WHAT YOU NEED TO DO »
Copy the data precisely, character for character, and leave out every picture.

DATA SEGMENT »
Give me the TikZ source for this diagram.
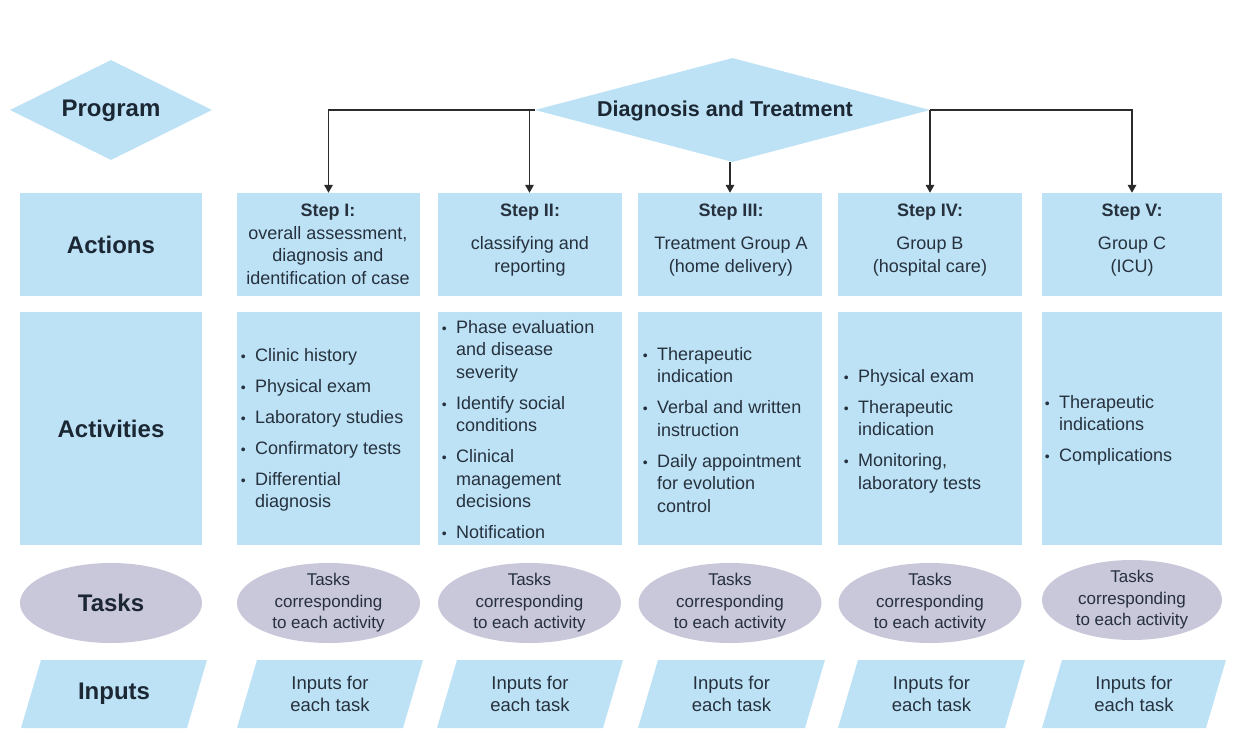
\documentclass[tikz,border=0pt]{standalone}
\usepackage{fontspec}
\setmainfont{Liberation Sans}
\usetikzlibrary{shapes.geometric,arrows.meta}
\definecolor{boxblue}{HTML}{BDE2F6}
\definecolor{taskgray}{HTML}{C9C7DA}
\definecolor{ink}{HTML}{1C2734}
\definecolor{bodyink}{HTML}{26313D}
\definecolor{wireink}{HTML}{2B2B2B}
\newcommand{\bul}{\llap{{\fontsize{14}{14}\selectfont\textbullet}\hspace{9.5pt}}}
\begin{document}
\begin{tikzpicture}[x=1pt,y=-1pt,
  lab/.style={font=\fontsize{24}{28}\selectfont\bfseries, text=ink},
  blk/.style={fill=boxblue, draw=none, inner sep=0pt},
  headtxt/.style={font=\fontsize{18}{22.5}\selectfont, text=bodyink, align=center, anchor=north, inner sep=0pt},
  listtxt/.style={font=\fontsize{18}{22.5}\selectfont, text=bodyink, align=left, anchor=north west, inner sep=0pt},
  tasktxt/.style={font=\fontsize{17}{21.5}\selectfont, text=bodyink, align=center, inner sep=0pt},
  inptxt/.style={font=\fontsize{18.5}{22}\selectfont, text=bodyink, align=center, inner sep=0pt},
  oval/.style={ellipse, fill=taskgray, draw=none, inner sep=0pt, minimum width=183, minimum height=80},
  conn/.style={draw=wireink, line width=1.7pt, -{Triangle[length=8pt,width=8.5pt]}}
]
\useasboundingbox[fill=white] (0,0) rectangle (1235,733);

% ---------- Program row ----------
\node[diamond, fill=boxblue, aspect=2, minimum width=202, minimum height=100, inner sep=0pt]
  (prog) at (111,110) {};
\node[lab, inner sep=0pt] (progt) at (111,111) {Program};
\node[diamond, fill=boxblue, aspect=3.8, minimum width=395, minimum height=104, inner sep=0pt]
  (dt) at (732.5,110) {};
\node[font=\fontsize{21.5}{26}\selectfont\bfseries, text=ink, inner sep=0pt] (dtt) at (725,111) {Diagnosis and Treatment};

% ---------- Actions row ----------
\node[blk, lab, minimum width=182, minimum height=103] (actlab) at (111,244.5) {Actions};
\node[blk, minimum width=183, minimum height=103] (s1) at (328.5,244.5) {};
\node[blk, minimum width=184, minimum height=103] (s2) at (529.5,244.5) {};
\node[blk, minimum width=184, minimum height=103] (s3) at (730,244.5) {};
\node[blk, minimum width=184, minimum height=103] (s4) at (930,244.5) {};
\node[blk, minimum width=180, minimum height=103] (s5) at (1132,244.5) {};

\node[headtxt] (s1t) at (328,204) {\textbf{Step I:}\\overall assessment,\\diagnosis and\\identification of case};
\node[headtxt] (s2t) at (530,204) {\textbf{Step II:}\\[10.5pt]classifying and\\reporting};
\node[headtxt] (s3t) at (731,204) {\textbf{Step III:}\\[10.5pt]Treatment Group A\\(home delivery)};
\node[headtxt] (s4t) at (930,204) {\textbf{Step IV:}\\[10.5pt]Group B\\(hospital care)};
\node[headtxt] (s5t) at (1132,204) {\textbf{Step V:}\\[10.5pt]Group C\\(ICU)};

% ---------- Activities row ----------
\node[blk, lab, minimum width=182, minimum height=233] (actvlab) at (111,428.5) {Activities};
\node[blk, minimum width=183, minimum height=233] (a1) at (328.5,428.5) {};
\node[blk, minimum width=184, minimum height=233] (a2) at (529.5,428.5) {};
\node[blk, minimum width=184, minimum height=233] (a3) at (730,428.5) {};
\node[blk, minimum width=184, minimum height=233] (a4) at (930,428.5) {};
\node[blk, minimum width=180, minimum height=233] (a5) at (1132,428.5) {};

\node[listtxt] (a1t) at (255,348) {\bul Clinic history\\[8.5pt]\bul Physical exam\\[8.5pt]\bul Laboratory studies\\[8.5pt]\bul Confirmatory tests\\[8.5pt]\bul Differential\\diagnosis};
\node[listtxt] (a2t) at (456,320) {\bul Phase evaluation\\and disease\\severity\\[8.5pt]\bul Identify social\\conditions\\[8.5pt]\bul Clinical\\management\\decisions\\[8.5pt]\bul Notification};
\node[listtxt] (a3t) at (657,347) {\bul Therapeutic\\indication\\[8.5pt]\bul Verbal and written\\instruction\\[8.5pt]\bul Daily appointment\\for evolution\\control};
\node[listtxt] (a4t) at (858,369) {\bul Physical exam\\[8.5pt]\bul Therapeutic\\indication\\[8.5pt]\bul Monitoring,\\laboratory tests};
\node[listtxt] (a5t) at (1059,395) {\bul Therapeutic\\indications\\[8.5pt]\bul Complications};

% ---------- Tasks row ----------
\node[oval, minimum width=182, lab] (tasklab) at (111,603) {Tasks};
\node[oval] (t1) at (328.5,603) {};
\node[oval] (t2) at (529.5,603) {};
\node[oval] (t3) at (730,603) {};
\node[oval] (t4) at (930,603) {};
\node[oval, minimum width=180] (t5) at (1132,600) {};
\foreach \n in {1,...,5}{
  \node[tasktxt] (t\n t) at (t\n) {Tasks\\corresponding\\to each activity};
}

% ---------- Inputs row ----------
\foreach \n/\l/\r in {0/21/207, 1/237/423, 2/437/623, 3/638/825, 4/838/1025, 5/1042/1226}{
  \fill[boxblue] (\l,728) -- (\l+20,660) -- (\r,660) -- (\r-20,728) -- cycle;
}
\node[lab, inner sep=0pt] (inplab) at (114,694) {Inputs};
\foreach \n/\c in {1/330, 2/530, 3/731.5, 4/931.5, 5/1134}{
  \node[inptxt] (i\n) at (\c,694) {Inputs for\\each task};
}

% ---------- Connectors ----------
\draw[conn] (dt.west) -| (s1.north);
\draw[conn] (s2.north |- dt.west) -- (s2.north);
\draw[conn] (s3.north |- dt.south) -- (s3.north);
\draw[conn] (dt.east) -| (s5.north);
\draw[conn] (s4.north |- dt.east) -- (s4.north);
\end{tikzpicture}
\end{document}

TASK OUTPUT »
Give me the TikZ source for this diagram.
\documentclass[tikz,border=0pt]{standalone}
\usepackage{fontspec}
\setmainfont{Liberation Sans}
\usetikzlibrary{shapes.geometric,arrows.meta}
\definecolor{boxblue}{HTML}{BDE2F6}
\definecolor{taskgray}{HTML}{C9C7DA}
\definecolor{ink}{HTML}{1C2734}
\definecolor{bodyink}{HTML}{26313D}
\definecolor{wireink}{HTML}{2B2B2B}
\newcommand{\bul}{\llap{{\fontsize{14}{14}\selectfont\textbullet}\hspace{9.5pt}}}
\begin{document}
\begin{tikzpicture}[x=1pt,y=-1pt,
  lab/.style={font=\fontsize{24}{28}\selectfont\bfseries, text=ink},
  blk/.style={fill=boxblue, draw=none, inner sep=0pt},
  headtxt/.style={font=\fontsize{18}{22.5}\selectfont, text=bodyink, align=center, anchor=north, inner sep=0pt},
  listtxt/.style={font=\fontsize{18}{22.5}\selectfont, text=bodyink, align=left, anchor=north west, inner sep=0pt},
  tasktxt/.style={font=\fontsize{17}{21.5}\selectfont, text=bodyink, align=center, inner sep=0pt},
  inptxt/.style={font=\fontsize{18.5}{22}\selectfont, text=bodyink, align=center, inner sep=0pt},
  oval/.style={ellipse, fill=taskgray, draw=none, inner sep=0pt, minimum width=183, minimum height=80},
  conn/.style={draw=wireink, line width=1.7pt, -{Triangle[length=8pt,width=8.5pt]}}
]
\useasboundingbox[fill=white] (0,0) rectangle (1235,733);

% ---------- Program row ----------
\node[diamond, fill=boxblue, aspect=2, minimum width=202, minimum height=100, inner sep=0pt]
  (prog) at (111,110) {};
\node[lab, inner sep=0pt] (progt) at (111,111) {Program};
\node[diamond, fill=boxblue, aspect=3.8, minimum width=395, minimum height=104, inner sep=0pt]
  (dt) at (732.5,110) {};
\node[font=\fontsize{21.5}{26}\selectfont\bfseries, text=ink, inner sep=0pt] (dtt) at (725,111) {Diagnosis and Treatment};

% ---------- Actions row ----------
\node[blk, lab, minimum width=182, minimum height=103] (actlab) at (111,244.5) {Actions};
\node[blk, minimum width=183, minimum height=103] (s1) at (328.5,244.5) {};
\node[blk, minimum width=184, minimum height=103] (s2) at (529.5,244.5) {};
\node[blk, minimum width=184, minimum height=103] (s3) at (730,244.5) {};
\node[blk, minimum width=184, minimum height=103] (s4) at (930,244.5) {};
\node[blk, minimum width=180, minimum height=103] (s5) at (1132,244.5) {};

\node[headtxt] (s1t) at (328,204) {\textbf{Step I:}\\overall assessment,\\diagnosis and\\identification of case};
\node[headtxt] (s2t) at (530,204) {\textbf{Step II:}\\[10.5pt]classifying and\\reporting};
\node[headtxt] (s3t) at (731,204) {\textbf{Step III:}\\[10.5pt]Treatment Group A\\(home delivery)};
\node[headtxt] (s4t) at (930,204) {\textbf{Step IV:}\\[10.5pt]Group B\\(hospital care)};
\node[headtxt] (s5t) at (1132,204) {\textbf{Step V:}\\[10.5pt]Group C\\(ICU)};

% ---------- Activities row ----------
\node[blk, lab, minimum width=182, minimum height=233] (actvlab) at (111,428.5) {Activities};
\node[blk, minimum width=183, minimum height=233] (a1) at (328.5,428.5) {};
\node[blk, minimum width=184, minimum height=233] (a2) at (529.5,428.5) {};
\node[blk, minimum width=184, minimum height=233] (a3) at (730,428.5) {};
\node[blk, minimum width=184, minimum height=233] (a4) at (930,428.5) {};
\node[blk, minimum width=180, minimum height=233] (a5) at (1132,428.5) {};

\node[listtxt] (a1t) at (255,348) {\bul Clinic history\\[8.5pt]\bul Physical exam\\[8.5pt]\bul Laboratory studies\\[8.5pt]\bul Confirmatory tests\\[8.5pt]\bul Differential\\diagnosis};
\node[listtxt] (a2t) at (456,320) {\bul Phase evaluation\\and disease\\severity\\[8.5pt]\bul Identify social\\conditions\\[8.5pt]\bul Clinical\\management\\decisions\\[8.5pt]\bul Notification};
\node[listtxt] (a3t) at (657,347) {\bul Therapeutic\\indication\\[8.5pt]\bul Verbal and written\\instruction\\[8.5pt]\bul Daily appointment\\for evolution\\control};
\node[listtxt] (a4t) at (858,369) {\bul Physical exam\\[8.5pt]\bul Therapeutic\\indication\\[8.5pt]\bul Monitoring,\\laboratory tests};
\node[listtxt] (a5t) at (1059,395) {\bul Therapeutic\\indications\\[8.5pt]\bul Complications};

% ---------- Tasks row ----------
\node[oval, minimum width=182, lab] (tasklab) at (111,603) {Tasks};
\node[oval] (t1) at (328.5,603) {};
\node[oval] (t2) at (529.5,603) {};
\node[oval] (t3) at (730,603) {};
\node[oval] (t4) at (930,603) {};
\node[oval, minimum width=180] (t5) at (1132,600) {};
\foreach \n in {1,...,5}{
  \node[tasktxt] (t\n t) at (t\n) {Tasks\\corresponding\\to each activity};
}

% ---------- Inputs row ----------
\foreach \n/\l/\r in {0/21/207, 1/237/423, 2/437/623, 3/638/825, 4/838/1025, 5/1042/1226}{
  \fill[boxblue] (\l,728) -- (\l+20,660) -- (\r,660) -- (\r-20,728) -- cycle;
}
\node[lab, inner sep=0pt] (inplab) at (114,694) {Inputs};
\foreach \n/\c in {1/330, 2/530, 3/731.5, 4/931.5, 5/1134}{
  \node[inptxt] (i\n) at (\c,694) {Inputs for\\each task};
}

% ---------- Connectors ----------
\draw[conn] (dt.west) -| (s1.north);
\draw[conn] (s2.north |- dt.west) -- (s2.north);
\draw[conn] (s3.north |- dt.south) -- (s3.north);
\draw[conn] (dt.east) -| (s5.north);
\draw[conn] (s4.north |- dt.east) -- (s4.north);
\end{tikzpicture}
\end{document}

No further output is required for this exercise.